Overfitting occurs when a model learns the noise and details in the training data to such an extent that it negatively impacts the model’s performance on new data. Regularization addresses this by adding a regularization term (penalty) to the loss function, which the model aims to minimize. This penalty discourages the model from assigning too much importance to any particular feature.

### Common Regularization Techniques

1. **L1 Regularization (Lasso)**:
   - **How it Works**: L1 regularization adds the sum of the absolute values of the coefficients (weights) to the loss function.
   - **Mathematical Form**: $ \text{Loss} = \text{Original Loss} + \lambda \sum_{i} |w_i| $
   - **Effect**: Encourages sparsity in the model (i.e., many weights become zero), effectively performing feature selection.
   - **Use Case**: Useful when you expect that only a few features are actually important.

2. **L2 Regularization (Ridge)**:
   - **How it Works**: L2 regularization adds the sum of the squared values of the coefficients (weights) to the loss function.
   - **Mathematical Form**: $ \text{Loss} = \text{Original Loss} + \lambda \sum_{i} w_i^2 $
   - **Effect**: Penalizes large weights, encouraging the model to distribute weights more evenly and avoid overfitting.
   - **Use Case**: Effective when you want to reduce the impact of all features rather than eliminate some.

3. **Elastic Net Regularization**:
   - **How it Works**: Combines both L1 and L2 regularization terms.
   - **Mathematical Form**: $ \text{Loss} = \text{Original Loss} + \lambda_1 \sum_{i} |w_i| + \lambda_2 \sum_{i} w_i^2 $
   - **Effect**: Balances the benefits of both L1 and L2 regularization.
   - **Use Case**: Useful when you want both feature selection and shrinkage of coefficients.

4. **Dropout (for Neural Networks)**:
   - **How it Works**: Randomly drops a fraction of the neurons during each training iteration.
   - **Effect**: Prevents the network from becoming too reliant on specific neurons, promoting generalization.
   - **Use Case**: Commonly used in deep learning to improve neural network robustness.

5. **Early Stopping**:
   - **How it Works**: Monitors the model’s performance on a validation set during training and stops training when performance starts to degrade.
   - **Effect**: Prevents overfitting by not allowing the model to train too long on the training data.
   - **Use Case**: Useful when training deep learning models or iterative algorithms where overfitting can occur with prolonged training.

### Regularization Terms in the Loss Function

Regularization is implemented by adding a penalty term to the loss function that the model tries to minimize.
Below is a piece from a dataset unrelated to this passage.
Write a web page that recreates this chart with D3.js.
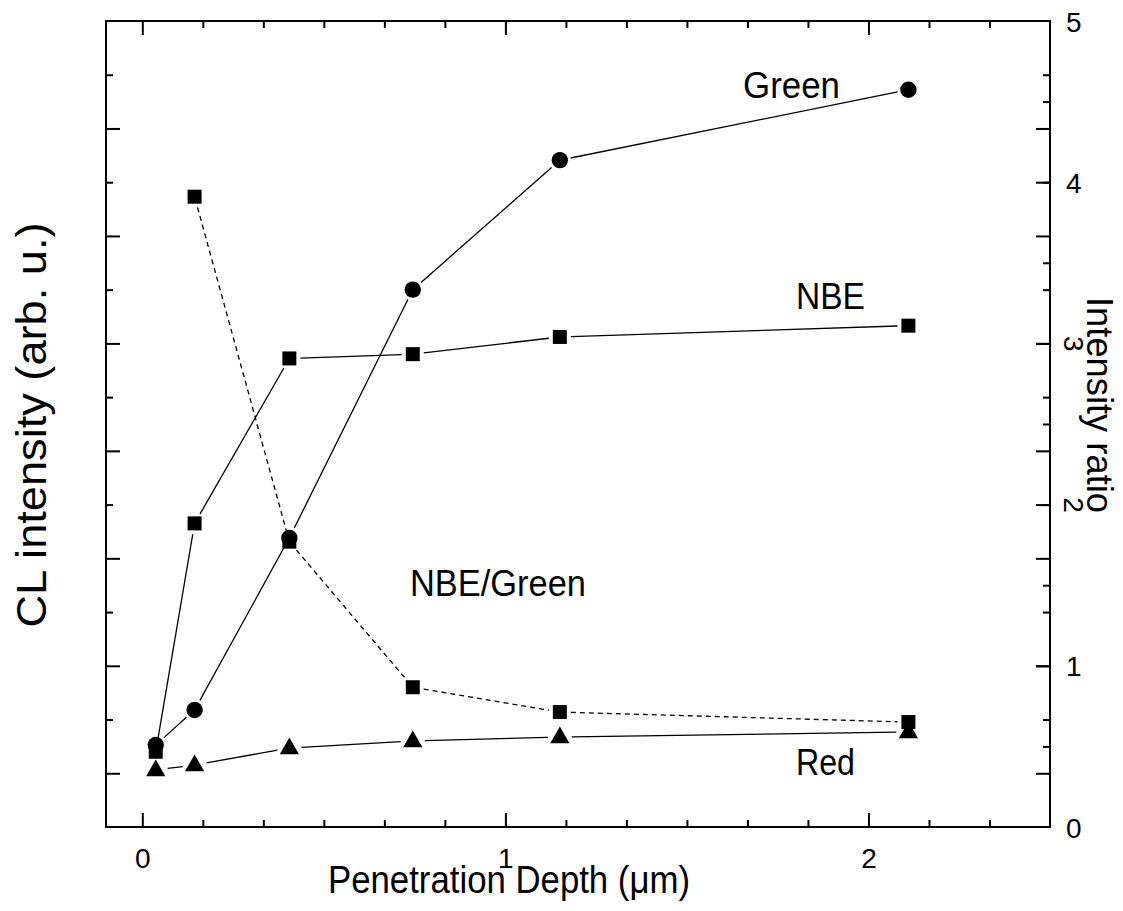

The general form of the loss function with regularization is:

$ \text{Loss} = \text{Original Loss} + \lambda \cdot \text{Regularization Term} $

- **Original Loss**: Typically a measure of the model’s prediction error (e.g., mean squared error for regression).
- **Regularization Term**: A function of the model’s parameters (e.g., sum of absolute values of weights for L1, sum of squares of weights for L2).
- **$\lambda$**: A hyperparameter that controls the strength of the regularization. Larger values of $\lambda $ increase the penalty and can lead to more regularization (more bias, less variance), while smaller values of $\lambda$ reduce the penalty (less bias, more variance).

### Practical Application

To apply regularization in practice, you typically need to:
1. **Choose the Regularization Technique**: Based on your problem, data, and model.
2. **Tune the Regularization Parameter $(\lambda)$**: Use techniques like cross-validation to find the optimal value for the regularization parameter.
3. **Evaluate Model Performance**: Assess how regularization impacts both training and validation performance, ensuring it reduces overfitting without causing significant underfitting.

### Summary

Regularization is a powerful technique to enhance the generalization ability of machine learning models by penalizing complexity. Common methods like L1, L2, and Elastic Net regularization, as well as techniques specific to neural networks like dropout, help prevent overfitting. By carefully tuning the regularization parameters, you can achieve a model that performs well on both training and unseen data.